Recent progress on Hadwiger's conjecture

Series
Job Candidate Talk
Time
Monday, February 14, 2022 - 11:00am for 1 hour (actually 50 minutes)
Location
ONLINE
Speaker
Luke Postle – University of Waterloo – luke.postle@gmail.comhttps://www.math.uwaterloo.ca/~lpostle/
Organizer
Anton Bernshteyn

Link: https://bluejeans.com/398474745/0225

In 1943, Hadwiger conjectured that every graph with no $K_t$ minor is $(t-1)$-colorable for every $t \ge 1$. Hadwiger's Conjecture is a vast generalization of the Four Color Theorem and one of the most important open problems in graph theory. Only the cases when $t$ is at most 6 are known.
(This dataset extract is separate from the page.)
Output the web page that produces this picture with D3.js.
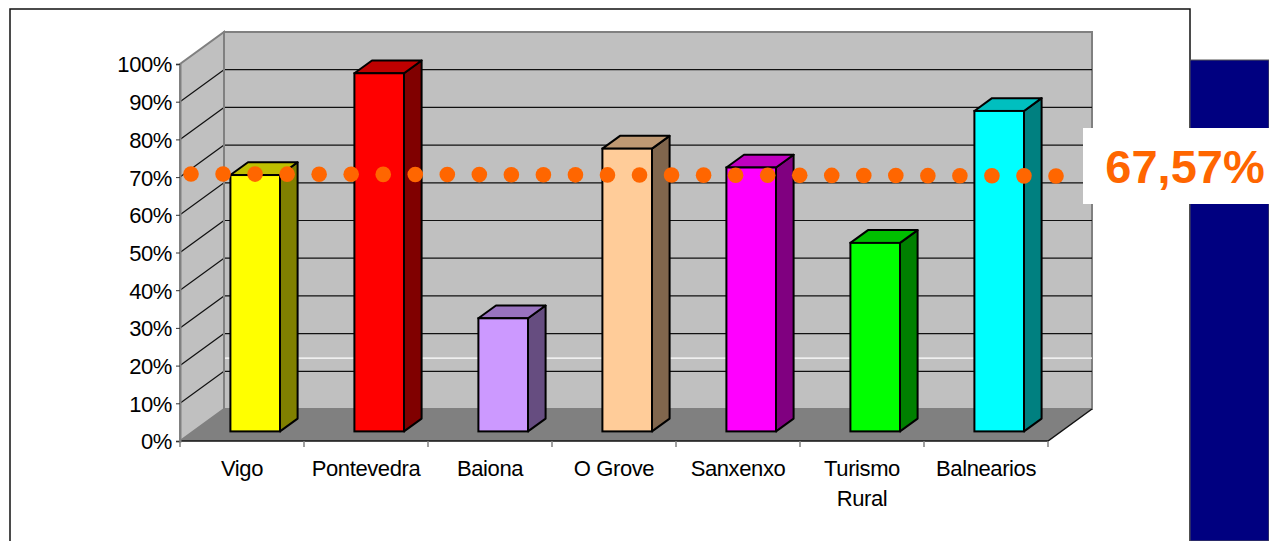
<!DOCTYPE html>
<html>
<head>
<meta charset="utf-8">
<script src="https://cdn.jsdelivr.net/npm/d3@7"></script>
<style>
  body { margin: 0; background: #fff; }
  svg { display: block; font-family: "Liberation Sans", Arial, sans-serif; }
</style>
</head>
<body>
<svg id="chart" width="1269" height="541"></svg>
<script>
const categories = ['Vigo', 'Pontevedra', 'Baiona', 'O Grove', 'Sanxenxo', 'Turismo Rural', 'Balnearios'];
const tickLabels = ['Vigo', 'Pontevedra', 'Baiona', 'O Grove', 'Sanxenxo', 'Turismo\nRural', 'Balnearios'];
const values = [0.68, 0.95, 0.30, 0.75, 0.70, 0.50, 0.85];
const faceColors = ['#FFFF00', '#FF0000', '#CC99FF', '#FFCC99', '#FF00FF', '#00FF00', '#00FFFF'];
const yTicks = [0, 0.1, 0.2, 0.3, 0.4, 0.5, 0.6, 0.7, 0.8, 0.9, 1];
const average = 0.6757;
const averageLabel = '67,57%';
const dotCount = 28;
const whiteLine = 0.135; // odd white rule on the back wall

function translate(x, y) {
    return `translate(${x}, ${y})`;
}

function shade(c, k) {
    const r = d3.rgb(c);
    return d3.rgb(r.r * k, r.g * k, r.b * k).formatHex();
}

const svg = d3.select('#chart');
const W = 1269, H = 541;

// 3d depth vector
const DX = 44, DY = -32;
const x = d3.scaleBand().domain(categories).range([180, 1048]).padding(0);
const y = d3.scaleLinear().domain([0, 1]).range([441, 64]);
const x0 = x.range()[0], x1 = x.range()[1];

// outer frame
svg.append('rect').attr('x', 10).attr('y', 9).attr('width', 1180).attr('height', H)
    .style('fill', 'none').style('stroke', '#111').style('stroke-width', 1.5);

// side wall
svg.append('polygon')
    .attr('points', [[x0, y(0)], [x0, y(1)], [x0 + DX, y(1) + DY], [x0 + DX, y(0) + DY]].join(' '))
    .style('fill', '#C0C0C0').style('stroke', '#808080').style('stroke-width', 2);

// back wall
svg.append('rect').attr('x', x0 + DX).attr('y', y(1) + DY)
    .attr('width', x1 - x0).attr('height', y(0) - y(1))
    .style('fill', '#C0C0C0').style('stroke', '#808080').style('stroke-width', 2);

// gridlines
const inner = yTicks.filter(d => d > 0 && d < 1);
svg.append('g').selectAll('line.back').data(inner).enter().append('line')
    .attr('x1', x0 + DX).attr('x2', x1 + DX)
    .attr('y1', d => y(d) + DY).attr('y2', d => y(d) + DY)
    .style('stroke', '#111').style('stroke-width', 1.2);
svg.append('g').selectAll('line.side').data(inner).enter().append('line')
    .attr('x1', x0).attr('x2', x0 + DX)
    .attr('y1', d => y(d)).attr('y2', d => y(d) + DY)
    .style('stroke', '#111').style('stroke-width', 1.2);
svg.append('line')
    .attr('x1', x0 + DX).attr('x2', x1 + DX)
    .attr('y1', y(whiteLine) + DY).attr('y2', y(whiteLine) + DY)
    .style('stroke', '#fff').style('stroke-width', 1.2);
// re-draw wall edge over the gridlines
svg.append('line').attr('x1', x0 + DX).attr('x2', x0 + DX).attr('y1', y(1) + DY).attr('y2', y(0) + DY)
    .style('stroke', '#808080').style('stroke-width', 2);

// floor
svg.append('polygon')
    .attr('points', [[x0, y(0)], [x1, y(0)], [x1 + DX, y(0) + DY], [x0 + DX, y(0) + DY]].join(' '))
    .style('fill', '#808080');
svg.append('polyline')
    .attr('points', [[x0, y(0)], [x1, y(0)], [x1 + DX, y(0) + DY]].join(' '))
    .style('fill', 'none').style('stroke', '#111').style('stroke-width', 1.5);

// y axis
const yAxis = svg.append('g').attr('transform', translate(x0, 0))
    .call(d3.axisLeft(y).tickValues(yTicks).tickFormat(d3.format('.0%')).tickSize(4).tickPadding(4));
yAxis.select('.domain').style('stroke', '#808080').style('stroke-width', 2);
yAxis.selectAll('.tick line').style('stroke', '#333');
yAxis.selectAll('.tick text')
    .style('font-size', '22px').style('letter-spacing', '-0.4px')
    .style('font-family', '"Liberation Sans", Arial, sans-serif').style('fill', '#000')
    .attr('dy', '0.36em');

// x axis: boundary ticks
const bounds = categories.map(c => x(c)).concat([x1]);
svg.append('g').selectAll('line').data(bounds).enter().append('line')
    .attr('x1', d => d).attr('x2', d => d).attr('y1', y(0)).attr('y2', y(0) + 6)
    .style('stroke', '#808080').style('stroke-width', 1.5);

// x labels
const xl = svg.append('g').attr('transform', translate(0, y(0)))
    .call(d3.axisBottom(x).tickSize(0).tickFormat(''));
xl.select('.domain').remove();
xl.selectAll('.tick').each(function(d, i) {
    const t = d3.select(this).append('text')
        .attr('y', 35)
        .style('text-anchor', 'middle')
        .style('font-size', '22px').style('letter-spacing', '-0.4px')
        .style('font-family', '"Liberation Sans", Arial, sans-serif').style('fill', '#000');
    tickLabels[i].split('\n').forEach((line, j) => {
        t.append('tspan').attr('x', 0).attr('dy', j === 0 ? 0 : 30).text(line);
    });
});

// bars
const d1 = 0.3, d2 = 0.7;
const bw = x.bandwidth();
const bars = svg.append('g').selectAll('g').data(categories).enter().append('g');
bars.each(function(c, i) {
    const g = d3.select(this);
    const v = values[i];
    const fx0 = x(c) + bw * 0.3 + d1 * DX, fx1 = fx0 + bw * 0.4;
    const yt = y(v) + d1 * DY, yb = y(0) + d1 * DY;
    const ex = (d2 - d1) * DX, ey = (d2 - d1) * DY;
    const col = faceColors[i];
    g.append('polygon')
        .attr('points', [[fx1, yt], [fx1 + ex, yt + ey], [fx1 + ex, yb + ey], [fx1, yb]].join(' '))
        .style('fill', shade(col, 0.5)).style('stroke', '#000').style('stroke-width', 2)
        .style('stroke-linejoin', 'round');
    g.append('polygon')
        .attr('points', [[fx0, yt], [fx1, yt], [fx1 + ex, yt + ey], [fx0 + ex, yt + ey]].join(' '))
        .style('fill', shade(col, 0.75)).style('stroke', '#000').style('stroke-width', 2)
        .style('stroke-linejoin', 'round');
    g.append('rect')
        .attr('x', fx0).attr('y', yt).attr('width', fx1 - fx0).attr('height', yb - yt)
        .style('fill', col).style('stroke', '#000').style('stroke-width', 2);
});

// average dotted line
const dotDepth = 0.385;
const dx = d3.scalePoint().domain(d3.range(dotCount)).range([x0 + 11, x1 + 8]);
svg.append('g').selectAll('circle').data(d3.range(dotCount)).enter().append('circle')
    .attr('cx', d => dx(d))
    .attr('cy', d => y(average) + dotDepth * DY + d / (dotCount - 1) * 2)
    .attr('r', 7.8)
    .style('fill', '#FF6600');

// navy block and value box
svg.append('rect').attr('x', 1190).attr('y', 60).attr('width', W - 1190).attr('height', H - 60)
    .style('fill', '#000080').style('stroke', '#555').style('stroke-width', 1);
svg.append('rect').attr('x', 1083).attr('y', 128).attr('width', W - 1083).attr('height', 76)
    .style('fill', '#fff');
svg.append('text')
    .attr('transform', translate(1185, 183))
    .style('text-anchor', 'middle')
    .style('font-size', '47px').style('font-weight', 'bold')
    .style('font-family', '"Liberation Sans", Arial, sans-serif')
    .style('fill', '#FF6600')
    .text(averageLabel);
</script>
</body>
</html>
In the 1980s, Kostochka and Thomason independently proved that every graph with no $K_t$ minor has average degree $O(t (\log t)^{0.5})$ and hence is $O(t (\log t)^{0.5})$-colorable.  In a recent breakthrough, Norin, Song, and I proved that every graph with no $K_t$ minor is $O(t (\log t)^c)$-colorable for every $c > 0.25$,  Subsequently I showed that every graph with no $K_t$ minor is $O(t (\log \log t)^6)$-colorable.  Delcourt and I improved upon this further by showing that every graph with no $K_t$ minor is $O(t \log \log t)$-colorable. Our main technical result yields this as well as a number of other interesting corollaries.  A natural weakening of Hadwiger's Conjecture is the so-called Linear Hadwiger's Conjecture that every graph with no $K_t$ minor is $O(t)$-colorable.  We prove that Linear Hadwiger's Conjecture reduces to small graphs. In 2005, Kühn and Osthus proved that Hadwiger's Conjecture for the class of $K_{s,s}$-free graphs for any fixed positive integer $s \ge 2$. Along this line, we show that Linear Hadwiger's Conjecture holds for the class of $K_r$-free graphs for every fixed $r$.